── Source data ──

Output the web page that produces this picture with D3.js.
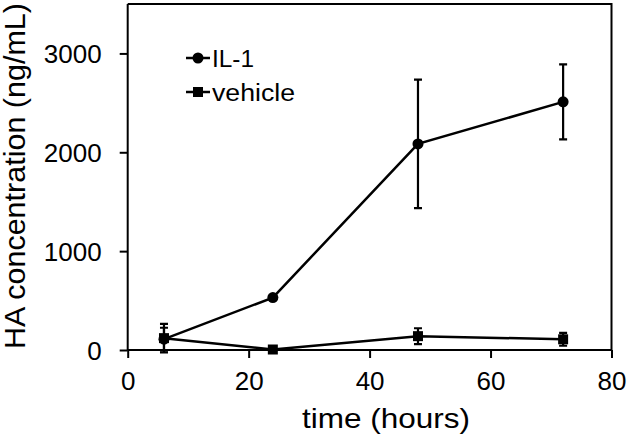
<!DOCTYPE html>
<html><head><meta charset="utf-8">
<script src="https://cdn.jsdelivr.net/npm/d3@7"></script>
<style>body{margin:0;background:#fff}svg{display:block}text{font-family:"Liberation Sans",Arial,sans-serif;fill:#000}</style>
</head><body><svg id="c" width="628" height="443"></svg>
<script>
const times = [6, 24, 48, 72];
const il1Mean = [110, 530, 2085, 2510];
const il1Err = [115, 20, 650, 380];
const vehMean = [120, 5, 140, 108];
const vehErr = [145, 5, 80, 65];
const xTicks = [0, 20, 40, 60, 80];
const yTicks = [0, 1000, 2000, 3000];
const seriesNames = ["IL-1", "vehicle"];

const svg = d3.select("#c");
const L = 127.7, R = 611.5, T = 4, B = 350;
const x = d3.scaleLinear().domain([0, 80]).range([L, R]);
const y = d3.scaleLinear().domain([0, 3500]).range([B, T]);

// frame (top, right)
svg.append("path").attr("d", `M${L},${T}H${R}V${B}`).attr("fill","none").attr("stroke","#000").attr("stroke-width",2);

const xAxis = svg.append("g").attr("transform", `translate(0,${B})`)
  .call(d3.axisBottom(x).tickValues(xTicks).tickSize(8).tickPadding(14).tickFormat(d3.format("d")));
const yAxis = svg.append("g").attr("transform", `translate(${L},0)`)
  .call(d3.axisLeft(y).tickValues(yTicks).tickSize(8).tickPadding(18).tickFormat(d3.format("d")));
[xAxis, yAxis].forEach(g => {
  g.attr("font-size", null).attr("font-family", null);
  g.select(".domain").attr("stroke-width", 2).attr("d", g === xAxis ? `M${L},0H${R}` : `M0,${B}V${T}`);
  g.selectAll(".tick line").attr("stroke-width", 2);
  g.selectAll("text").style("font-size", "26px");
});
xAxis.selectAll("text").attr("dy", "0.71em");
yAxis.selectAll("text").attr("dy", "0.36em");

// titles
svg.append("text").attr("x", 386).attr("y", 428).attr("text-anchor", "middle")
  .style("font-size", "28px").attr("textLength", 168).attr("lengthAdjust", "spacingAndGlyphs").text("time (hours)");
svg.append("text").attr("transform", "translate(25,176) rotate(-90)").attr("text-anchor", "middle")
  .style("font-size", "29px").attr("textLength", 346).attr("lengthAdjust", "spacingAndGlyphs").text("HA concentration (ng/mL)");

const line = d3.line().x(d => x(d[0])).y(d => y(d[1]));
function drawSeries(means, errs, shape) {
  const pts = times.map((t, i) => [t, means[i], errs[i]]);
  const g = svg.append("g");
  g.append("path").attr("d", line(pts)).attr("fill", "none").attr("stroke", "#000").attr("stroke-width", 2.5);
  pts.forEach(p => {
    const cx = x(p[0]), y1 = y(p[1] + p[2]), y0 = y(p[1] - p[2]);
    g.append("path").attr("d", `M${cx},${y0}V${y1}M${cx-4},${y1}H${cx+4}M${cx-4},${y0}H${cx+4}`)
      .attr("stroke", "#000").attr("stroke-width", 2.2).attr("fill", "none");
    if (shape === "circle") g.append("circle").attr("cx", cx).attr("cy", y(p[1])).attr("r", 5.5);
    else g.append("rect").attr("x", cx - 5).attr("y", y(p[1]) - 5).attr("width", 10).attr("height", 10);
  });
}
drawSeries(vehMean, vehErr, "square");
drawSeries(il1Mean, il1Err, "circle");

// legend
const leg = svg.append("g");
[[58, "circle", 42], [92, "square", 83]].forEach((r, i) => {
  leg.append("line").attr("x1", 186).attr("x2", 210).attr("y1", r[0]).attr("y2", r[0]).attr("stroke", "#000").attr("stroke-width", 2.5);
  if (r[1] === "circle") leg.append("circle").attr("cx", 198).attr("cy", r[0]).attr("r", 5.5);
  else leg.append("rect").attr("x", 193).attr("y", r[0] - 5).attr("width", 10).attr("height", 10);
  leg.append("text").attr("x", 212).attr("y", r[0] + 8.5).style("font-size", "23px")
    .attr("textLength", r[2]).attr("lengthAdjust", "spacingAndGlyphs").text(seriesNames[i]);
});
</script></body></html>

───

Aim of the exercise:
Each line of the material must be retyped exactly, except that images are omitted.

Expected answer:
Output the web page that produces this picture with D3.js.
<!DOCTYPE html>
<html><head><meta charset="utf-8">
<script src="https://cdn.jsdelivr.net/npm/d3@7"></script>
<style>body{margin:0;background:#fff}svg{display:block}text{font-family:"Liberation Sans",Arial,sans-serif;fill:#000}</style>
</head><body><svg id="c" width="628" height="443"></svg>
<script>
const times = [6, 24, 48, 72];
const il1Mean = [110, 530, 2085, 2510];
const il1Err = [115, 20, 650, 380];
const vehMean = [120, 5, 140, 108];
const vehErr = [145, 5, 80, 65];
const xTicks = [0, 20, 40, 60, 80];
const yTicks = [0, 1000, 2000, 3000];
const seriesNames = ["IL-1", "vehicle"];

const svg = d3.select("#c");
const L = 127.7, R = 611.5, T = 4, B = 350;
const x = d3.scaleLinear().domain([0, 80]).range([L, R]);
const y = d3.scaleLinear().domain([0, 3500]).range([B, T]);

// frame (top, right)
svg.append("path").attr("d", `M${L},${T}H${R}V${B}`).attr("fill","none").attr("stroke","#000").attr("stroke-width",2);

const xAxis = svg.append("g").attr("transform", `translate(0,${B})`)
  .call(d3.axisBottom(x).tickValues(xTicks).tickSize(8).tickPadding(14).tickFormat(d3.format("d")));
const yAxis = svg.append("g").attr("transform", `translate(${L},0)`)
  .call(d3.axisLeft(y).tickValues(yTicks).tickSize(8).tickPadding(18).tickFormat(d3.format("d")));
[xAxis, yAxis].forEach(g => {
  g.attr("font-size", null).attr("font-family", null);
  g.select(".domain").attr("stroke-width", 2).attr("d", g === xAxis ? `M${L},0H${R}` : `M0,${B}V${T}`);
  g.selectAll(".tick line").attr("stroke-width", 2);
  g.selectAll("text").style("font-size", "26px");
});
xAxis.selectAll("text").attr("dy", "0.71em");
yAxis.selectAll("text").attr("dy", "0.36em");

// titles
svg.append("text").attr("x", 386).attr("y", 428).attr("text-anchor", "middle")
  .style("font-size", "28px").attr("textLength", 168).attr("lengthAdjust", "spacingAndGlyphs").text("time (hours)");
svg.append("text").attr("transform", "translate(25,176) rotate(-90)").attr("text-anchor", "middle")
  .style("font-size", "29px").attr("textLength", 346).attr("lengthAdjust", "spacingAndGlyphs").text("HA concentration (ng/mL)");

const line = d3.line().x(d => x(d[0])).y(d => y(d[1]));
function drawSeries(means, errs, shape) {
  const pts = times.map((t, i) => [t, means[i], errs[i]]);
  const g = svg.append("g");
  g.append("path").attr("d", line(pts)).attr("fill", "none").attr("stroke", "#000").attr("stroke-width", 2.5);
  pts.forEach(p => {
    const cx = x(p[0]), y1 = y(p[1] + p[2]), y0 = y(p[1] - p[2]);
    g.append("path").attr("d", `M${cx},${y0}V${y1}M${cx-4},${y1}H${cx+4}M${cx-4},${y0}H${cx+4}`)
      .attr("stroke", "#000").attr("stroke-width", 2.2).attr("fill", "none");
    if (shape === "circle") g.append("circle").attr("cx", cx).attr("cy", y(p[1])).attr("r", 5.5);
    else g.append("rect").attr("x", cx - 5).attr("y", y(p[1]) - 5).attr("width", 10).attr("height", 10);
  });
}
drawSeries(vehMean, vehErr, "square");
drawSeries(il1Mean, il1Err, "circle");

// legend
const leg = svg.append("g");
[[58, "circle", 42], [92, "square", 83]].forEach((r, i) => {
  leg.append("line").attr("x1", 186).attr("x2", 210).attr("y1", r[0]).attr("y2", r[0]).attr("stroke", "#000").attr("stroke-width", 2.5);
  if (r[1] === "circle") leg.append("circle").attr("cx", 198).attr("cy", r[0]).attr("r", 5.5);
  else leg.append("rect").attr("x", 193).attr("y", r[0] - 5).attr("width", 10).attr("height", 10);
  leg.append("text").attr("x", 212).attr("y", r[0] + 8.5).style("font-size", "23px")
    .attr("textLength", r[2]).attr("lengthAdjust", "spacingAndGlyphs").text(seriesNames[i]);
});
</script></body></html>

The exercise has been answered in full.